Gender, identity and spatial equity: The politics of recognition
Growth and human development alone are not sufficient to promote the emergence of inclusive development. This also requires political inclusion, particularly the recognition of people and groups excluded from or exploited by the dominant political and economic structures.
The themes of inclusion and equity pervade the entire ESID agenda: our research projects ultimately seek to understand how to bring about social justice. But some of our projects focus more specifically on the politics of recognition of those individuals and communities who are often left out because of their gender, identity, disability or the region that they call home.
- Our research project into the Jawaharlal Nehru National Urban Renewal Mission (JNUURM) seeks to illuminate how people living in poverty in urban India organise, mobilise, and develop their own political agency in the pursuit of better infrastructure and social services in their informal settlements.
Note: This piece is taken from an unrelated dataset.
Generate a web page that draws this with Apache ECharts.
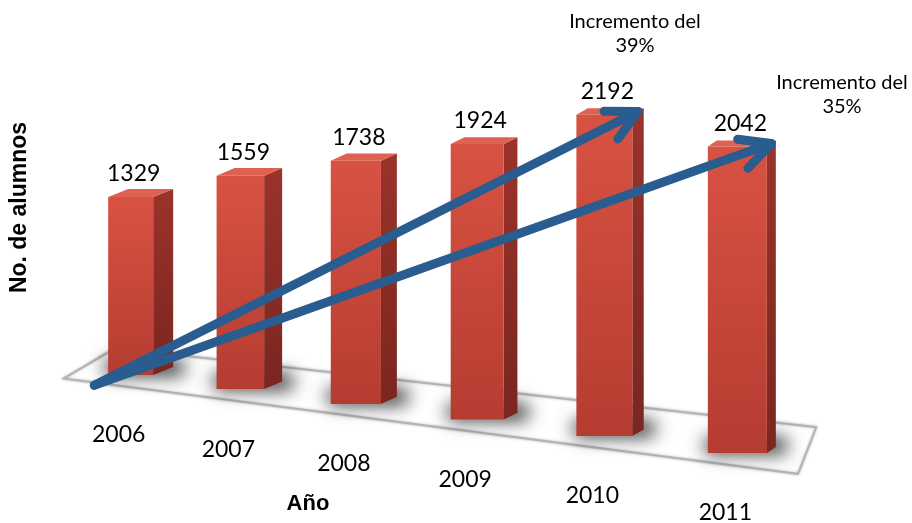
<!DOCTYPE html>
<html>
<head>
<meta charset="utf-8">
<script src="https://cdn.jsdelivr.net/npm/echarts@6/dist/echarts.min.js"></script>
<style>
html, body { margin: 0; background: #fff; }
#chart { width: 912px; height: 523px; }
</style>
</head>
<body>
<div id="chart"></div>
<script>
var years = ['2006', '2007', '2008', '2009', '2010', '2011'];
var alumnos = [1329, 1559, 1738, 1924, 2192, 2042];
var arrowTo = [4, 5];   // bar index each arrow points at
var notes = ['Incremento del\n39%', 'Incremento del\n35%'];

// fake 3d: floor tilts down to the right and gets a bit closer
var WARP = 0.12, TILT = 78, GROW = 0.12;
var BLUE = '#2a5d8f';
var LABEL_FONT = 'Lato';
var OFF = 1000; // shadow shapes are drawn off screen, only their shadow lands on the floor

function frame(api) {
  var a = api.coord([0, 0]), b = api.coord([years.length - 1, 0]);
  return { x0: a[0], span: b[0] - a[0], y0: a[1] };
}
function warp(u) { return u * (1 - WARP) + WARP * u * u; }
function at(f, t, dy) { return [f.x0 + t * f.span, f.y0 + TILT * t + (dy || 0)]; }

function box(api, i, v) {
  var f = frame(api);
  var lin = api.coord([i, 0])[0];
  var t = warp((lin - f.x0) / f.span);
  var p = at(f, t);
  var h = api.size([0, v])[1] * (1 + GROW * t);
  var w = 45 + 14 * t;
  return {
    t: t, cx: p[0], base: p[1], top: p[1] - h,
    x1: p[0] - w / 2, x2: p[0] + w / 2,
    dx: 20 - 11 * t, dy: -8 + 2 * t
  };
}

function renderFloor(params, api) {
  var f = frame(api);
  return {
    type: 'polygon',
    shape: { points: [at(f, -0.11, 12), at(f, 1.10, 13), at(f, 1.13, -36), at(f, -0.025, -25)] },
    style: { fill: '#fff', stroke: '#b4b4b4', lineWidth: 2, shadowBlur: 3, shadowColor: 'rgba(0,0,0,0.25)' }
  };
}

function renderBar(params, api) {
  var i = api.value(0), v = api.value(1);
  var b = box(api, i, v);
  var dx = b.dx, dy = b.dy;
  var w = b.x2 - b.x1;
  return {
    type: 'group',
    children: [
      { // soft shadow on the floor, behind and right of the base
        type: 'rect',
        shape: { x: b.x1 - 4, y: b.base - 16 - OFF, width: w + dx + 16, height: 17, r: 8 },
        style: { fill: '#000', shadowBlur: 18, shadowOffsetY: OFF, shadowColor: 'rgba(0,0,0,0.8)' }
      },
      {
        type: 'polygon',
        shape: { points: [[b.x2, b.top], [b.x2 + dx, b.top + dy], [b.x2 + dx, b.base + dy], [b.x2, b.base]] },
        style: { fill: new echarts.graphic.LinearGradient(0, 0, 0, 1, [
          { offset: 0, color: '#9a332b' }, { offset: 1, color: '#7a261f' }]) }
      },
      {
        type: 'polygon',
        shape: { points: [[b.x1, b.top], [b.x1 + dx, b.top + dy], [b.x2 + dx, b.top + dy], [b.x2, b.top]] },
        style: { fill: '#de6152' }
      },
      {
        type: 'rect',
        shape: { x: b.x1, y: b.top, width: w, height: b.base - b.top },
        style: { fill: new echarts.graphic.LinearGradient(0, 0, 0, 1, [
          { offset: 0, color: '#d85243' }, { offset: 1, color: '#b53c31' }]) }
      },
      {
        type: 'text',
        style: { text: String(v), x: b.cx + 3, y: b.top - 23, align: 'center', verticalAlign: 'middle',
          fill: '#000', fontSize: 23, fontFamily: LABEL_FONT }
      },
      {
        type: 'text',
        style: { text: years[i], x: b.cx - 12, y: b.base + 60, align: 'center', verticalAlign: 'middle',
          fill: '#000', fontSize: 23, fontFamily: LABEL_FONT }
      }
    ]
  };
}

function renderArrow(params, api) {
  var f = frame(api);
  var j = api.value(0);
  var b = box(api, j, api.value(1));
  var s = at(f, -0.06, 15);
  var e = [b.x2 + b.dx / 2, b.top + b.dy / 2];
  var ang = Math.atan2(s[1] - e[1], s[0] - e[0]);
  var L = 34, spread = 27 * Math.PI / 180;
  var a1 = [e[0] + L * Math.cos(ang + spread), e[1] + L * Math.sin(ang + spread)];
  var a2 = [e[0] + L * Math.cos(ang - spread), e[1] + L * Math.sin(ang - spread)];
  var st = { stroke: BLUE, lineWidth: 9, lineCap: 'round', lineJoin: 'round', fill: null };
  return {
    type: 'group',
    children: [
      { type: 'line', shape: { x1: s[0], y1: s[1], x2: e[0], y2: e[1] }, style: st },
      { type: 'polyline', shape: { points: [a1, e, a2] }, style: st }
    ]
  };
}

var chart = echarts.init(document.getElementById('chart'));
chart.setOption({
  animation: false,
  grid: { left: 64, right: 114, top: 40, bottom: 148 },
  xAxis: { type: 'category', data: years, show: false },
  yAxis: {
    type: 'value', min: 0, max: 2500,
    name: 'No. de alumnos', nameLocation: 'middle', nameGap: 39,
    nameTextStyle: { fontSize: 23, fontWeight: 'bold', fontFamily: 'Liberation Sans', color: '#000' },
    axisLine: { show: false }, axisTick: { show: false }, axisLabel: { show: false }, splitLine: { show: false }
  },
  series: [
    { type: 'custom', clip: false, z: 1, data: [[0, 0]], renderItem: renderFloor, silent: true },
    { type: 'custom', clip: false, z: 2, data: years.map(function (y, i) { return [i, alumnos[i]]; }), renderItem: renderBar },
    { type: 'custom', clip: false, z: 3, data: arrowTo.map(function (j) { return [j, alumnos[j]]; }), renderItem: renderArrow }
  ],
  graphic: [
    { type: 'text', style: { text: 'Año', x: 308, y: 504, align: 'center', verticalAlign: 'middle',
      fontSize: 22, fontWeight: 'bold', fontFamily: 'Liberation Sans', fill: '#000' } },
    { type: 'text', style: { text: notes[0], x: 635, y: 34, align: 'center', verticalAlign: 'middle',
      lineHeight: 24, fontSize: 20, fontFamily: LABEL_FONT, fill: '#000' } },
    { type: 'text', style: { text: notes[1], x: 842, y: 95, align: 'center', verticalAlign: 'middle',
      lineHeight: 24, fontSize: 20, fontFamily: LABEL_FONT, fill: '#000' } }
  ]
});
</script>
</body>
</html>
- Another ESID project is exploring how the gendered nature of political settlements affects women’s political participation and the implementation of gender equity policies.
- A further project is exploring the role of regional elites in perpetuating political settlements that lead to spatial discrimination in public provisioning.
Some of the questions we are asking:
- What effect does the political inclusion of marginalised groups have on state capacity, developmental outcomes and broader political settlements?
- What are the implications of female political leadership and women’s presence in political institutions in bringing about positive development outcomes for women?
- To what extent does the political and economic empowerment of socially excluded groups lead to a more progressive form of politics?
- How do informal and (in particular) clientelistic forms of politics shape the political inclusion of marginal groups, from the local level through to broader political settlements?